* WHAT IS NEEDED: Write out the material exactly. Do not include the pictures.

* AVAILABLE DATA:
* * * * * * * * *

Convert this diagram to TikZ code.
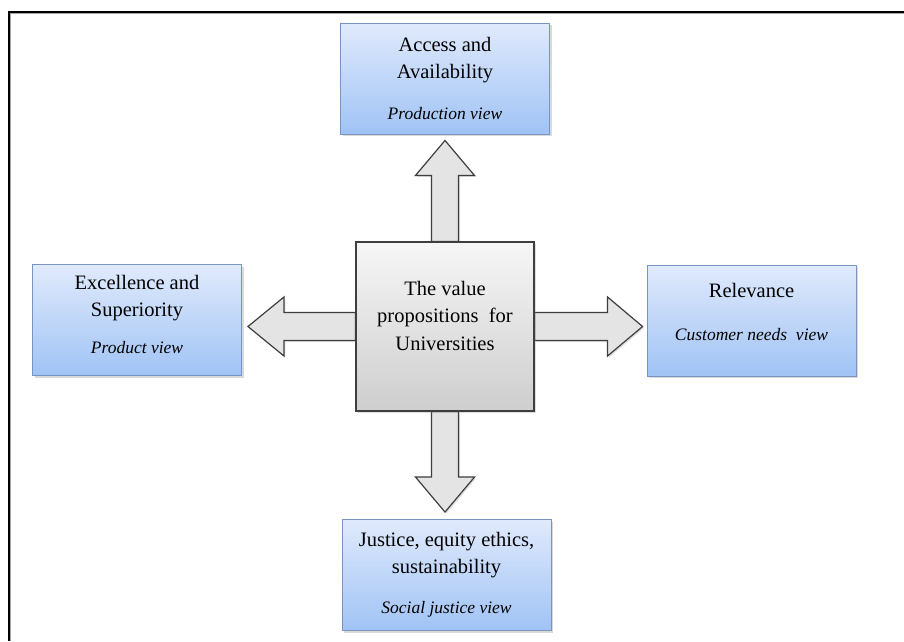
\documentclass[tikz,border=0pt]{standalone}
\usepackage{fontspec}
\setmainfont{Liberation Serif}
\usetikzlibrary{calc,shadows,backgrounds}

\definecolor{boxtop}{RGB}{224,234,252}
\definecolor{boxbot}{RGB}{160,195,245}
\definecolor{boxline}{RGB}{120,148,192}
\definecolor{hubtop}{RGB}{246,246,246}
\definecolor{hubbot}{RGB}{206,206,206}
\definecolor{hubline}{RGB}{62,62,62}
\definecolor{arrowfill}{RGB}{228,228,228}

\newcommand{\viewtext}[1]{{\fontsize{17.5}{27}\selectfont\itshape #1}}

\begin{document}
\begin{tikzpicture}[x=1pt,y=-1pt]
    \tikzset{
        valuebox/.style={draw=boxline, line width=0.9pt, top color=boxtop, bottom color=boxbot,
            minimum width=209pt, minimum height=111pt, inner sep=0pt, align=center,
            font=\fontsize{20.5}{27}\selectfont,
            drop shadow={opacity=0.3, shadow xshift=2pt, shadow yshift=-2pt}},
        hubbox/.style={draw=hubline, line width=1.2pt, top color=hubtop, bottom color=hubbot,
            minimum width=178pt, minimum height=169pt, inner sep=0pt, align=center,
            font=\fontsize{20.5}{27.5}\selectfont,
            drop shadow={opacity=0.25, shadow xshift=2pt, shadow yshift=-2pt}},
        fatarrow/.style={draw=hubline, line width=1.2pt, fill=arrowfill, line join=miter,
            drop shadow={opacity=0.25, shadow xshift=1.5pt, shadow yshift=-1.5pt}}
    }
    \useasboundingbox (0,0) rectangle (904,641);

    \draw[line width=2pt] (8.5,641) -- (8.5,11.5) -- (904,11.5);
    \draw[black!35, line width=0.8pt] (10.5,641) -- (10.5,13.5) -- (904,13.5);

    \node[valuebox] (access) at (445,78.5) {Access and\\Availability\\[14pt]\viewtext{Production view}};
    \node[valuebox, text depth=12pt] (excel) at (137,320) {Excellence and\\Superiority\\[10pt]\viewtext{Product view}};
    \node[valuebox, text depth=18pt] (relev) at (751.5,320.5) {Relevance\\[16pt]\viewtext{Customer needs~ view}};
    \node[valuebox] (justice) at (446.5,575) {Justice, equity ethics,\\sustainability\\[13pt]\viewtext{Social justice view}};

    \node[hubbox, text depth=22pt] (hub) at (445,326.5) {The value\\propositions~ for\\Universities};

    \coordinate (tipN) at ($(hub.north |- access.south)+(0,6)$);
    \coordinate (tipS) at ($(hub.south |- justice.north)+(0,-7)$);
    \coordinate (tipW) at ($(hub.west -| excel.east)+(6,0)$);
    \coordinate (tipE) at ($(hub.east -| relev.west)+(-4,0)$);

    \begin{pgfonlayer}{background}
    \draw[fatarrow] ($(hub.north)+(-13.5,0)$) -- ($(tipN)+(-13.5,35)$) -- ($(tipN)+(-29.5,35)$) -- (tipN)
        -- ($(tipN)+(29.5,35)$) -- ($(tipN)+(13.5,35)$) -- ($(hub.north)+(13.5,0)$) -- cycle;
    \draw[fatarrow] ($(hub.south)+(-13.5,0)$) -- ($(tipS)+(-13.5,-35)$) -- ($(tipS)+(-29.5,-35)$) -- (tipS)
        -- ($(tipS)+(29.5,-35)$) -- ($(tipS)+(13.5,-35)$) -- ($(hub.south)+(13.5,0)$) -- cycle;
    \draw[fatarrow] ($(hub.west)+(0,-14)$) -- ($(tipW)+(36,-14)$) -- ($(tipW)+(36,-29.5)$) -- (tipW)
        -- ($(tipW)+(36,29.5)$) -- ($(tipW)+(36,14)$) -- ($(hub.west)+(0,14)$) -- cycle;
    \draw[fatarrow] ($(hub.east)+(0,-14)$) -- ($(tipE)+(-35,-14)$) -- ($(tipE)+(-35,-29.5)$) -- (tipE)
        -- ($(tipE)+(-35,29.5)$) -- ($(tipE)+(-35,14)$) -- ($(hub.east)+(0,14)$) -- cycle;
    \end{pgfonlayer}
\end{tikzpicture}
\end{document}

* * * * * * * * *

* TASK ANSWER:
Convert this diagram to TikZ code.
\documentclass[tikz,border=0pt]{standalone}
\usepackage{fontspec}
\setmainfont{Liberation Serif}
\usetikzlibrary{calc,shadows,backgrounds}

\definecolor{boxtop}{RGB}{224,234,252}
\definecolor{boxbot}{RGB}{160,195,245}
\definecolor{boxline}{RGB}{120,148,192}
\definecolor{hubtop}{RGB}{246,246,246}
\definecolor{hubbot}{RGB}{206,206,206}
\definecolor{hubline}{RGB}{62,62,62}
\definecolor{arrowfill}{RGB}{228,228,228}

\newcommand{\viewtext}[1]{{\fontsize{17.5}{27}\selectfont\itshape #1}}

\begin{document}
\begin{tikzpicture}[x=1pt,y=-1pt]
    \tikzset{
        valuebox/.style={draw=boxline, line width=0.9pt, top color=boxtop, bottom color=boxbot,
            minimum width=209pt, minimum height=111pt, inner sep=0pt, align=center,
            font=\fontsize{20.5}{27}\selectfont,
            drop shadow={opacity=0.3, shadow xshift=2pt, shadow yshift=-2pt}},
        hubbox/.style={draw=hubline, line width=1.2pt, top color=hubtop, bottom color=hubbot,
            minimum width=178pt, minimum height=169pt, inner sep=0pt, align=center,
            font=\fontsize{20.5}{27.5}\selectfont,
            drop shadow={opacity=0.25, shadow xshift=2pt, shadow yshift=-2pt}},
        fatarrow/.style={draw=hubline, line width=1.2pt, fill=arrowfill, line join=miter,
            drop shadow={opacity=0.25, shadow xshift=1.5pt, shadow yshift=-1.5pt}}
    }
    \useasboundingbox (0,0) rectangle (904,641);

    \draw[line width=2pt] (8.5,641) -- (8.5,11.5) -- (904,11.5);
    \draw[black!35, line width=0.8pt] (10.5,641) -- (10.5,13.5) -- (904,13.5);

    \node[valuebox] (access) at (445,78.5) {Access and\\Availability\\[14pt]\viewtext{Production view}};
    \node[valuebox, text depth=12pt] (excel) at (137,320) {Excellence and\\Superiority\\[10pt]\viewtext{Product view}};
    \node[valuebox, text depth=18pt] (relev) at (751.5,320.5) {Relevance\\[16pt]\viewtext{Customer needs~ view}};
    \node[valuebox] (justice) at (446.5,575) {Justice, equity ethics,\\sustainability\\[13pt]\viewtext{Social justice view}};

    \node[hubbox, text depth=22pt] (hub) at (445,326.5) {The value\\propositions~ for\\Universities};

    \coordinate (tipN) at ($(hub.north |- access.south)+(0,6)$);
    \coordinate (tipS) at ($(hub.south |- justice.north)+(0,-7)$);
    \coordinate (tipW) at ($(hub.west -| excel.east)+(6,0)$);
    \coordinate (tipE) at ($(hub.east -| relev.west)+(-4,0)$);

    \begin{pgfonlayer}{background}
    \draw[fatarrow] ($(hub.north)+(-13.5,0)$) -- ($(tipN)+(-13.5,35)$) -- ($(tipN)+(-29.5,35)$) -- (tipN)
        -- ($(tipN)+(29.5,35)$) -- ($(tipN)+(13.5,35)$) -- ($(hub.north)+(13.5,0)$) -- cycle;
    \draw[fatarrow] ($(hub.south)+(-13.5,0)$) -- ($(tipS)+(-13.5,-35)$) -- ($(tipS)+(-29.5,-35)$) -- (tipS)
        -- ($(tipS)+(29.5,-35)$) -- ($(tipS)+(13.5,-35)$) -- ($(hub.south)+(13.5,0)$) -- cycle;
    \draw[fatarrow] ($(hub.west)+(0,-14)$) -- ($(tipW)+(36,-14)$) -- ($(tipW)+(36,-29.5)$) -- (tipW)
        -- ($(tipW)+(36,29.5)$) -- ($(tipW)+(36,14)$) -- ($(hub.west)+(0,14)$) -- cycle;
    \draw[fatarrow] ($(hub.east)+(0,-14)$) -- ($(tipE)+(-35,-14)$) -- ($(tipE)+(-35,-29.5)$) -- (tipE)
        -- ($(tipE)+(-35,29.5)$) -- ($(tipE)+(-35,14)$) -- ($(hub.east)+(0,14)$) -- cycle;
    \end{pgfonlayer}
\end{tikzpicture}
\end{document}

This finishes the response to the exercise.